Fruit des 30 glorieuses, les générations qui détiennent actuellement les pouvoirs économiques et politiques sont en effet arrivés à l'âge adulte dans un contexte exceptionnel de plein-emploi, de croissance économique et de progrès technique et scientifique. Dans cette situation où il était possible de travailler et d'accéder rapidement à l'indépendance financière sans ou avec peu de diplômes, ses préoccupations majeures n'étaient pas d'ordre économique mais sociologique, avec la conquête de la "liberté individuelle". La contestation de l'ordre établi et des structures traditionelles de la société française qui caractérisent le mouvement de mai 1968 relèvent essentiellement de cette ambition "libérale" : liberté de définir sa propre morale, de disposer de son corps, de faire des études, de ne pas reprendre le métier de papa... Bref, de prendre sa vie en main. Ni Dieu ni Maître ? Elle s'en est en réalité trouvé un nouveau : l'argent. Dire que ceux qui avaient 18 ans en 1968 ont traversé la trentaine au cours des années 80 n'est pas simplement une lapalissade ; c'est aussi un élément de compréhension du renversement des valeurs qui s'y est opéré. A l'ère "industrielle" en effet, le statut social est intimement lié à l'utilité sociale de l'activité menée : médecins, enseignants et "capitaines d'industrie" jouissent alors d'un prestige important et l'argent n'est alors perçu que comme la rémunération légitime d'une utilité qui est le véritable étalon de la réussite. Dans les années 80, l'argent et les signes extérieurs de richesses deviennent cet indicateur d'une réussite sociale basée sur la compétition individuelle, et une fin en soi : l'argent ne rémunère plus la création de richesses, mais la création de profits. La profonde mutation tertiaire de l'économie ne repose pas simplement sur l'automatisation des taches industrielles et sur la féminisation de l'activité, mais aussi et peut-être plus profondément sur le transfert de la "valeur" de la production vers les finances et la distribution. Ainsi, à ceux qui affirment que le libéralisme économique serait la seule réponse "pragmatique" à l'évolution du monde, je réponds généralement que cette évolution est une construction "idéologique" sur les valeurs d'une génération donnée.

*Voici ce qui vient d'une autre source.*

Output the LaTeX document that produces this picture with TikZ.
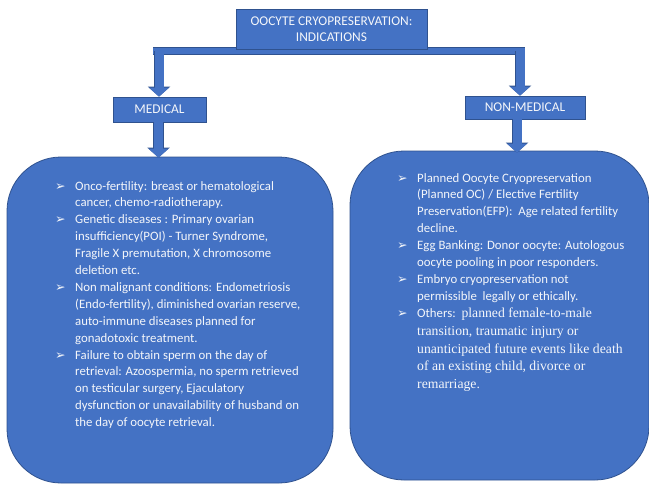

La situation rencontrée par les jeunes entrant sur le marché du travail depuis les années 1990 n'est évidemment pas comparable à celle de leurs ainés et il n'est pas surprenant d'assister, dans un contexte de chômage de masse, à un retour des valeurs d'égalité et de solidarité. Dans des domaines aussi différents que l'altermondialisme, le logiciel libre ou les manifestations contre Le Pen, ces notions semblent en effet le trait-d'union de la "génération précaire". Utopie, nouveau conservatisme, Fonctionnarisation ? Peut-être. Mais d'abord un cri d'alerte contre un modèle vécu comme injuste. Consciemment ou inconsciemment, l'idée de "progrès" repose sur la conception d'un monde où chaque génération profiter des acquis du passé pour vivre moins mal que ses prédécesseurs. On sait aujourd'hui que ce n'est pas le cas : en 1975, un français de 30 ans gagnait 15% de moins qu'un français de 50 ans, contre 40% de moins aujourd'hui. Dans le même temps pourtant, le niveau de qualification a largement progressé (6% de jeunes sortis du système scolaire sans diplôme contre 20% en 1975, taux d'accès aux études superieures multiplié par 2,5), et l'économie n'a cessé de croître (de l'ordre de 1,5% par an). En posant comme préalable et argument de vente l'inéluctabilité du choix entre chômage et précarité, le CPE cristallise la défiance d'une génération envers une "modernité" à laquelle elle ne peut adhérer, faute d'en comprendre le sens. Plus que la contestation d'une mesure gouvernementale et la défense d'intérêts particuliers, il nous faut comprendre le mouvement actuel comme une profonde rupture entre la société bâtie par leurs parents et celle qu'ils veulent pour eux-mêmes.
Mais il nous faut alors nous interroger sur la spécificité de cette crispation de la jeunesse française face à une évolution libérale mondialisée. En réalité, celle-ci traduit moins l'incapacité "d'adaptation" de la jeunesse que les paradoxes d'une génération dorée qui a déshabillé ses enfants en même temps qu'elle détruisait le modèle de ses parents. Incapacité à renouveler ses élites politiques (15% de députés de moins de 45 ans contre 38% en 1981), creusement de la dette, financement des retraites par l'allongement du travail des générations futures... Faute d'avoir fait un choix clair entre profit individuel et sécurité collective, la société française en a reporté les effets sur les générations futures, qui risquent de n'avoir ni l'un, ni l'autre. Le CPE est l'illustration parfaite de ce blocage : renonçant à réformer un système social conçu pour un modèle d'emploi à vie, le gouvernement entend faire assumer l'ensemble des risques et de la flexibilité par ceux qui sont déjà les moins protégés, jeunes, chômeurs ou employés de PME. Là est la première injustice d'un système qui institutionnalise la concurrence entre "insiders" et "outsiders" et au-delà, le choc des générations. Comment concilier à l'avenir la nécessité de mener plusieurs vies professionnelles et une plus grande solidarité face aux accidents de parcours ? C'est tout l'enjeu du nouveau pacte social que nous devons construire avec les jeunes.